Recently we spent three days and two nights staying at The Old Schoolhouse Milton and it was delightful. The Old Schoolhouse is an historic home well known in the district, set on two and a half acres of tranquil lawns and orchard with rural views in all directions. The old schoolhouse itself is long gone, but the historic Schoolmaster’s residence remains. Beyond the main house there are two separate accommodation choices: The Loft and The Stables. The lovely owner Jenny has worked tirelessly to restore this property and garden to its former glory. Guests are free to wander around the gardens and orchard, picking fruit straight from the tree and collecting fresh laid eggs for their breakfast. Indeed wandering seems to be the preferred mode of getting around here. The two dozen or so chooks have free range and live a life that some caged commercial layers can only dream of.

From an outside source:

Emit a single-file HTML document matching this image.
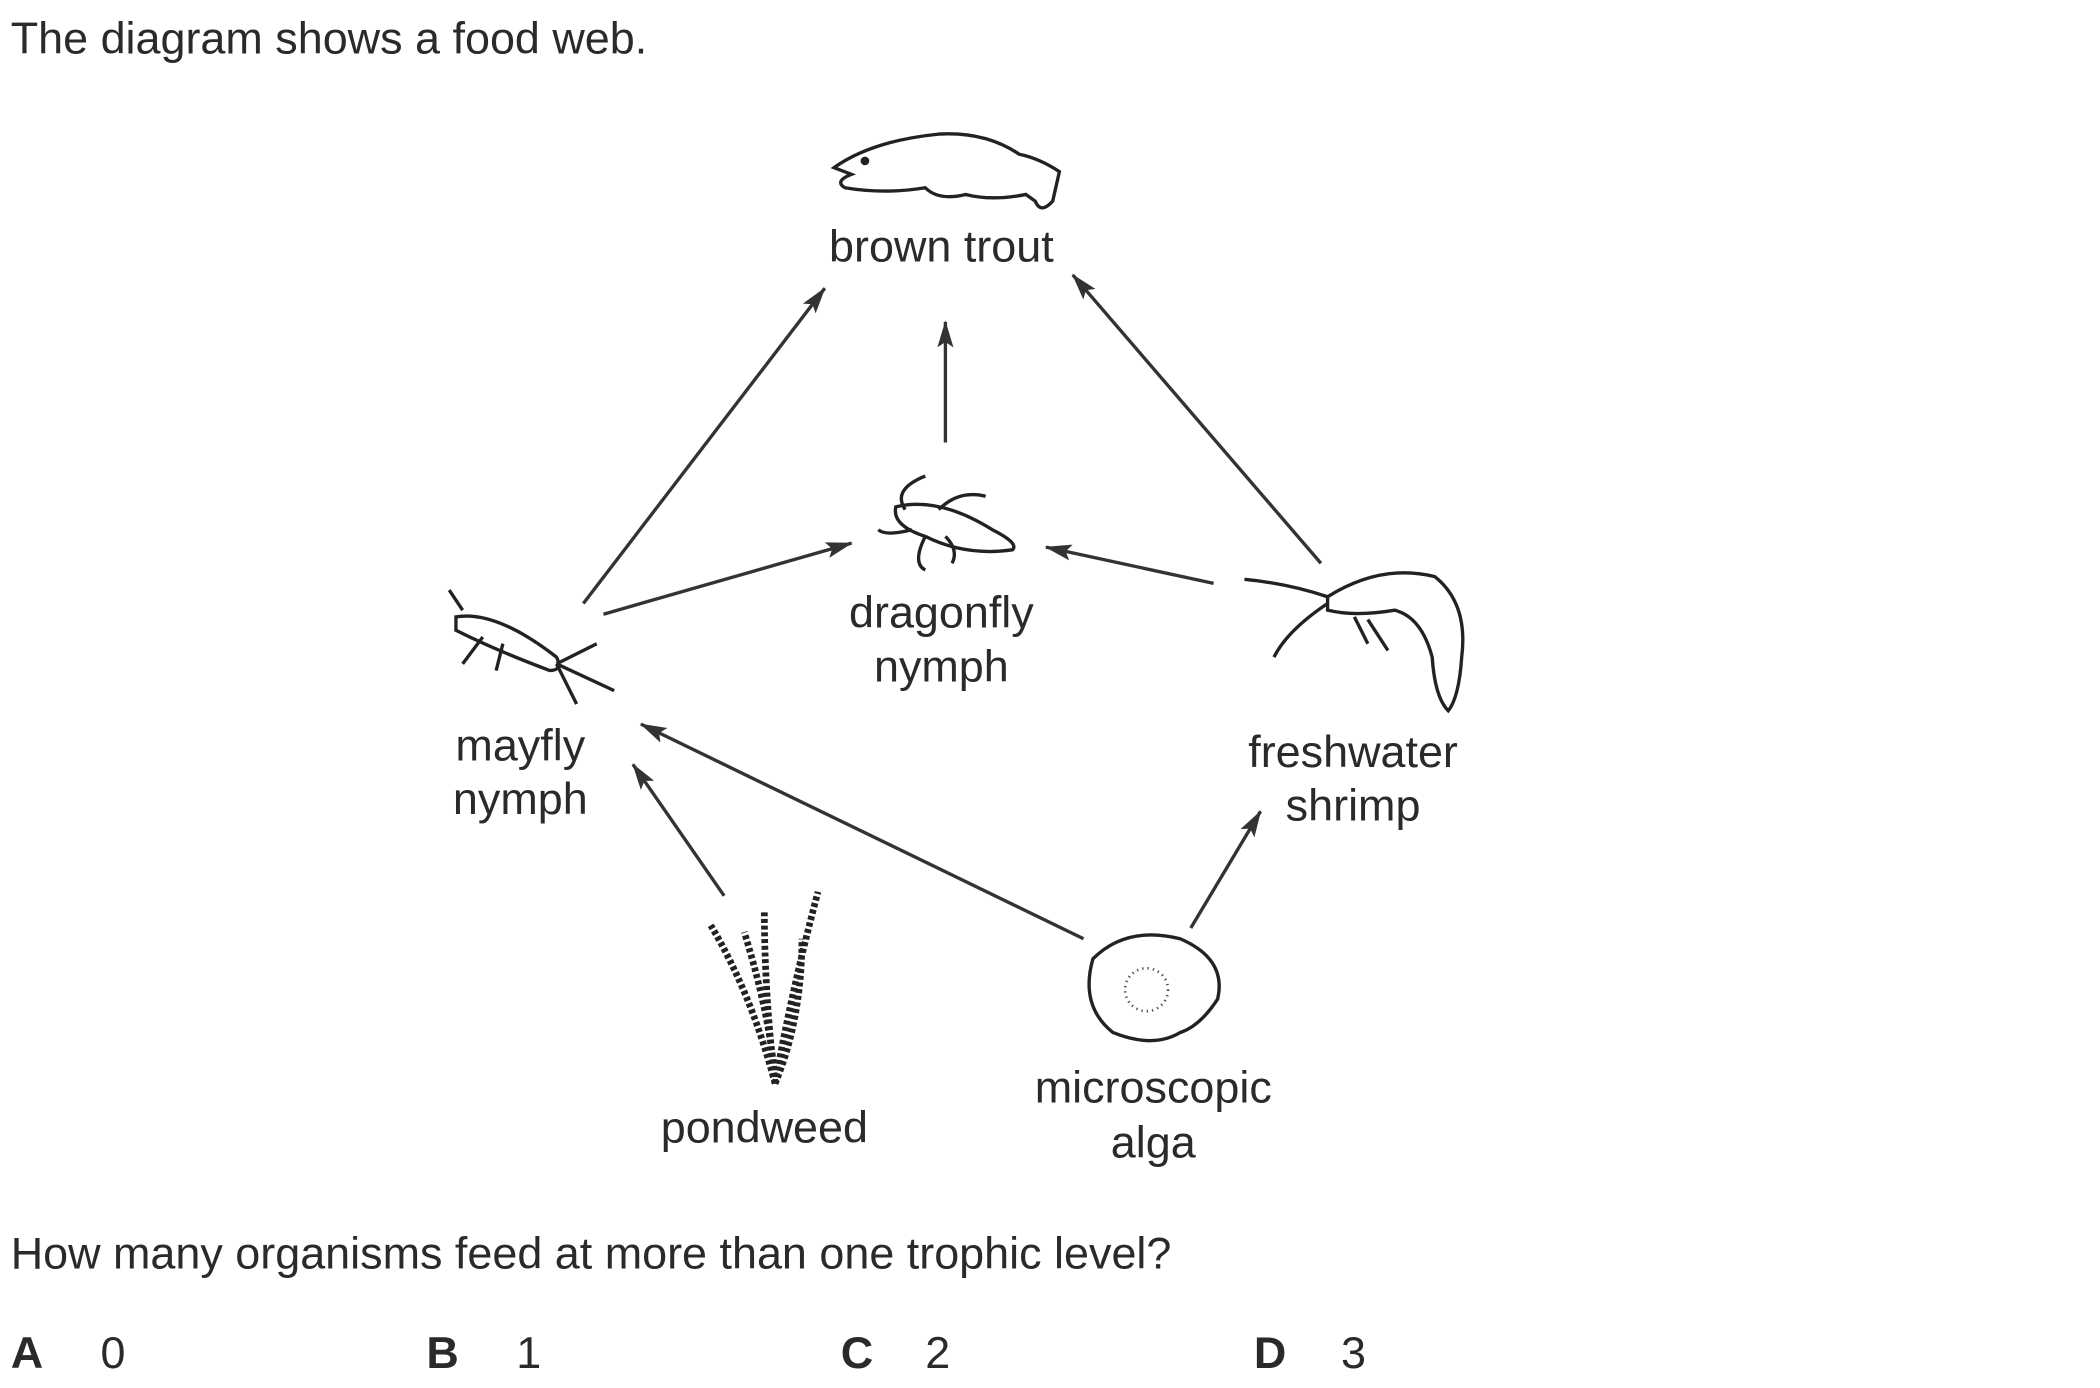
<!DOCTYPE html>
<html><head><meta charset="utf-8"><style>
html,body{margin:0;padding:0;background:#fff;}
svg{display:block;}
text{font-family:"Liberation Sans",Arial,sans-serif;fill:#2a2a2a;}
</style></head><body>
<svg id="web" width="2100" height="1388" viewBox="0 0 1566 1035" preserveAspectRatio="none">
<defs>
<marker id="ah2" viewBox="0 0 20 12" refX="19" refY="6" markerWidth="20" markerHeight="12" orient="auto" markerUnits="userSpaceOnUse"><path d="M0,0 L20,6 L0,12 L4,6 Z" fill="#333"/></marker></defs>
<text x="8" y="40" font-size="33.5">The diagram shows a food web.</text>

<g fill="#fff" stroke="#222" stroke-width="2.5">
<path d="M622,125 Q650,105 700,100 Q735,98 760,115 Q775,118 790,128 L785,150 Q776,160 772,150 L765,145 Q740,150 720,145 Q700,150 690,140 Q660,145 630,140 Q622,135 635,130 Z"/>
<circle cx="645" cy="120" r="2" fill="#222"/></g>
<g fill="#fff" stroke="#222" stroke-width="2.5">
<path d="M668,378 Q700,370 740,395 Q760,405 755,410 Q720,415 690,400 Q665,392 668,378 Z"/>
<path d="M675,380 Q665,365 690,355 M680,395 Q660,400 655,395 M690,400 Q680,420 690,425 M700,380 Q715,365 735,370 M705,400 Q715,410 710,420" fill="none"/></g>
<g fill="#fff" stroke="#222" stroke-width="2.5">
<path d="M340,460 Q370,455 415,490 Q420,500 410,500 Q370,485 340,470 Z"/>
<path d="M415,495 L458,515 M415,495 L445,480 M415,495 L430,525 M345,455 L335,440 M360,475 L345,495 M375,480 L370,500" fill="none"/></g>
<g fill="#fff" stroke="#222" stroke-width="2.5">
<path d="M990,445 Q1030,420 1070,430 Q1095,450 1090,490 Q1088,520 1080,530 Q1070,520 1068,490 Q1060,460 1040,455 Q1010,460 990,455 Z"/>
<path d="M990,450 Q960,470 950,490 M990,445 Q960,435 928,432 M1010,460 L1020,480 M1020,462 L1035,485" fill="none"/></g>
<g fill="none" stroke="#222" stroke-width="5" stroke-dasharray="3 2">
<path d="M578,808 Q560,740 530,690 M578,808 Q570,740 570,680 M578,808 Q590,740 610,665 M578,808 Q598,760 598,700 M578,808 Q575,760 555,695"/></g>
<g fill="#fff" stroke="#222" stroke-width="2.5">
<path d="M815,715 Q840,690 880,700 Q915,715 908,745 Q895,765 880,770 Q860,782 830,770 Q805,750 815,715 Z"/>
<circle cx="855" cy="738" r="16" fill="none" stroke="#555" stroke-width="2" stroke-dasharray="1 3"/></g>

<g id="arrows"></g>

<text x="702" y="195" font-size="33.5" text-anchor="middle">brown trout</text>
<text x="702" y="468" font-size="33.5" text-anchor="middle"><tspan x="702">dragonfly</tspan><tspan x="702" dy="40">nymph</tspan></text>
<text x="388" y="567" font-size="33.5" text-anchor="middle"><tspan x="388">mayfly</tspan><tspan x="388" dy="40">nymph</tspan></text>
<text x="1009" y="572" font-size="33.5" text-anchor="middle"><tspan x="1009">freshwater</tspan><tspan x="1009" dy="40">shrimp</tspan></text>
<text x="570" y="852" font-size="33.5" text-anchor="middle">pondweed</text>
<text x="860" y="822" font-size="33.5" text-anchor="middle"><tspan x="860">microscopic</tspan><tspan x="860" dy="41">alga</tspan></text>

<text x="8" y="946" font-size="33.5">How many organisms feed at more than one trophic level?</text>
<g>
<text x="8" y="1020" font-size="33.5" font-weight="bold">A</text><text x="75" y="1020" font-size="33.5">0</text>
<text x="318" y="1020" font-size="33.5" font-weight="bold">B</text><text x="385" y="1020" font-size="33.5">1</text>
<text x="627" y="1020" font-size="33.5" font-weight="bold">C</text><text x="690" y="1020" font-size="33.5">2</text>
<text x="935" y="1020" font-size="33.5" font-weight="bold">D</text><text x="1000" y="1020" font-size="33.5">3</text>
</g>
</svg>
<script>
const edgeNames=["mayfly-to-trout","dragonfly-to-trout","shrimp-to-trout","mayfly-to-dragonfly","shrimp-to-dragonfly","pondweed-to-mayfly","alga-to-mayfly","alga-to-shrimp"];
const edgeFrom=[[435,450],[705,330],[985,420],[450,458],[905,435],[540,668],[808,700],[888,692]];
const edgeTo=[[615,215],[705,240],[800,205],[635,405],[780,408],[472,570],[478,540],[940,605]];
const g=document.getElementById('arrows');
edgeNames.forEach((n,i)=>{
  const l=document.createElementNS('http://www.w3.org/2000/svg','line');
  l.setAttribute('x1',edgeFrom[i][0]);l.setAttribute('y1',edgeFrom[i][1]);
  l.setAttribute('x2',edgeTo[i][0]);l.setAttribute('y2',edgeTo[i][1]);
  l.setAttribute('stroke','#333');l.setAttribute('stroke-width','2.5');
  l.setAttribute('marker-end','url(#ah2)');
  
  
  g.appendChild(l);
});
</script>
</body></html>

The resident dogs laze about most days, ready companions for Jenny and eagerly welcoming of the guests who care to take an interest.

We stayed in The Loft, a spacious one bedroom with en-suite bathroom, lounge area and open plan full kitchen. The fridge was filled with seasonal fruit, sparkling water, organic yoghurt, local milk and hand-churned butter. The kitchen bench stocked with freshly baked bread, homemade muesli and jams, more fresh fruit, chocolates and a basket of eggs. There is none of this "did you have anything from the mini bar?’" at this abode; as it is all included in your stay.

It would be difficult for me to choose what I loved the most about our couple of days here. The view from the bathroom window into the trees and from the lounge room window across green fields as far as the eye can see were captivating. Simple touches like the cosy rug waiting for me on the lounge or the old tree stumps used for rustic bedside tables, made me feel welcome and like I belonged. A kitchen space well stocked with useful equipment is always a win, as is harvesting a handful of tomatoes from the vegetable patch, just a moments walk from our front door, to use in an evening salad. But, one of my favourite moments of all would be Jenny’s voice carrying up the stairs to the loft “oy are you two in” making her way up the stairs with a basket laden with figs from the orchard, to enquire “would you like some?”

Millions of dollars are spent on advertising all over the world, businesses hoping to bring exposure to what they are selling, meanwhile national treasures lay hidden to be unearthed by only a few. We heard about The Old Schoolhouse from friends who knew I loved Milton and rural getaways, it pleases me no end that the oldest and most effective form of advertising still remains to be word of mouth!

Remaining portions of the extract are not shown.